18. The Tribunal sustained the view taken by the CIT(A). This is evident upon perusal of paragraph 12 to 16 of the impugned order passed by the Tribunal.
19. Mr Sanjay Kumar, learned senior standing counsel, who appears on ITA 393/2023 5 of 5 behalf of the appellant/revenue, submitted that the view taken, both by the CIT(A) and the Tribunal, was flawed. 19.[1] In support of his submission, Mr Kumar relied upon the penalty order passed by the AO.
20. On the other hand, Mr Tapas Ram Misra, who appears on behalf of the respondent/assessee, relied upon the order passed by CIT(A).
21. We have heard counsel for the parties and perused the record.

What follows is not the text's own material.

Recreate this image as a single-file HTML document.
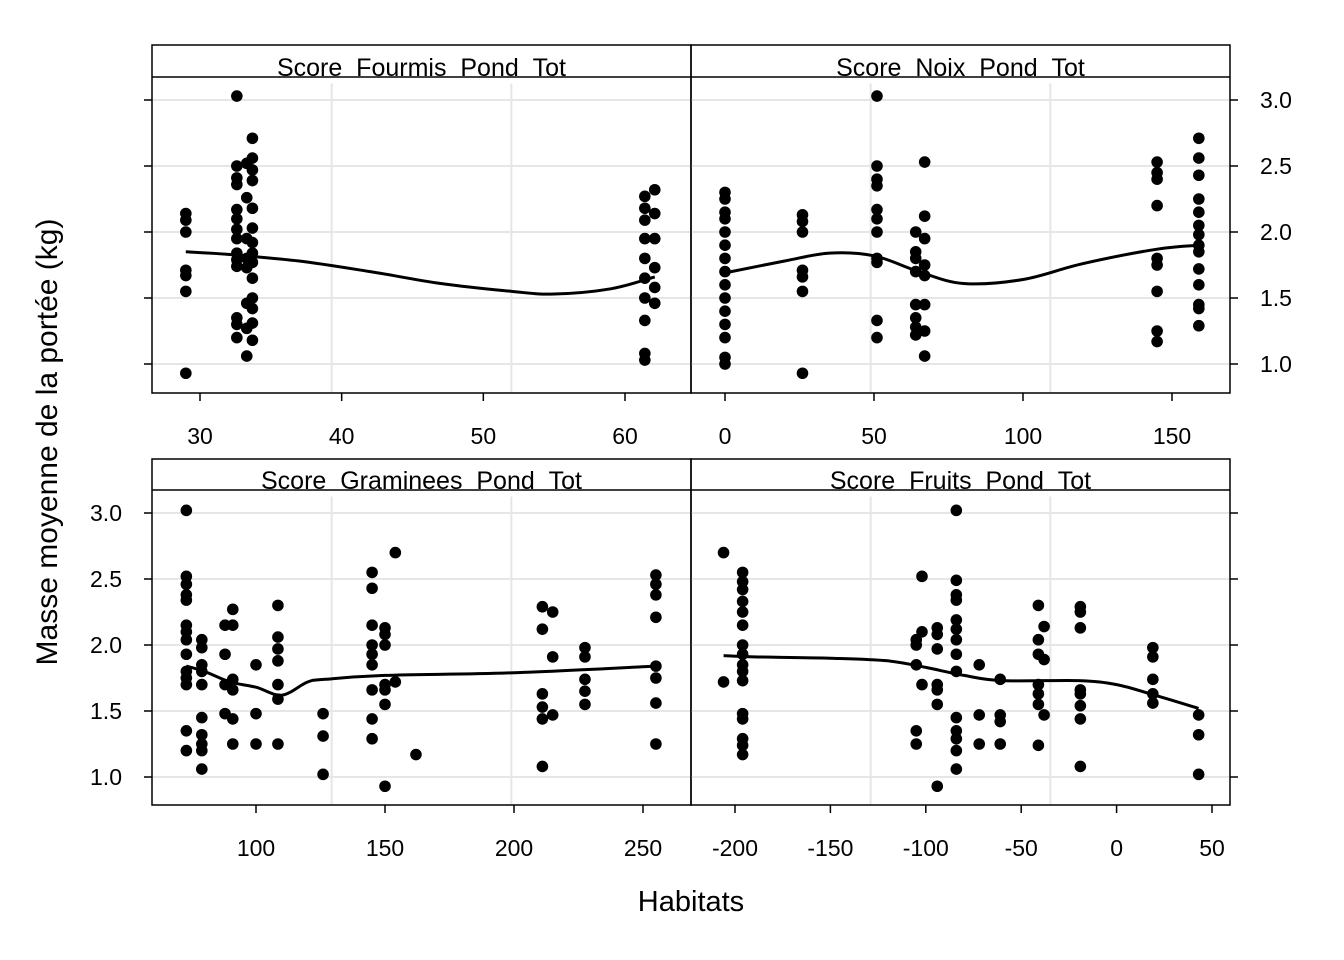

According to us, on both counts, the CIT(A) and the Tribunal were right.
22. It is not in dispute that the penalty notice did not indicate, clearly, as to which limb of Section 271(1)(c) of the Act was trigged for initiation of penalty proceedings against the respondent/assessee. 22.[1] It is possible, in a given case, that both limbs are attracted; however, even that aspect was not made clear in the notice issued by the AO under Section 271(1)(c) of the Act. [See Pr Commissioner of Income Tax-3 v Ms. Minu Bakshi 2022: DHC: 2814-DB].
23. We are also aligned to the view that the issue involved was debatable at the relevant point in time, which took a different turn only when this court delivered its judgment in Ansal Housing Finance & Leasing Co. Ltd.
24. Thus, having regard to the foregoing reasons, no interference is called for with the impugned order.
25. The appeal is, accordingly, dismissed, as no substantial question of law arises for our consideration.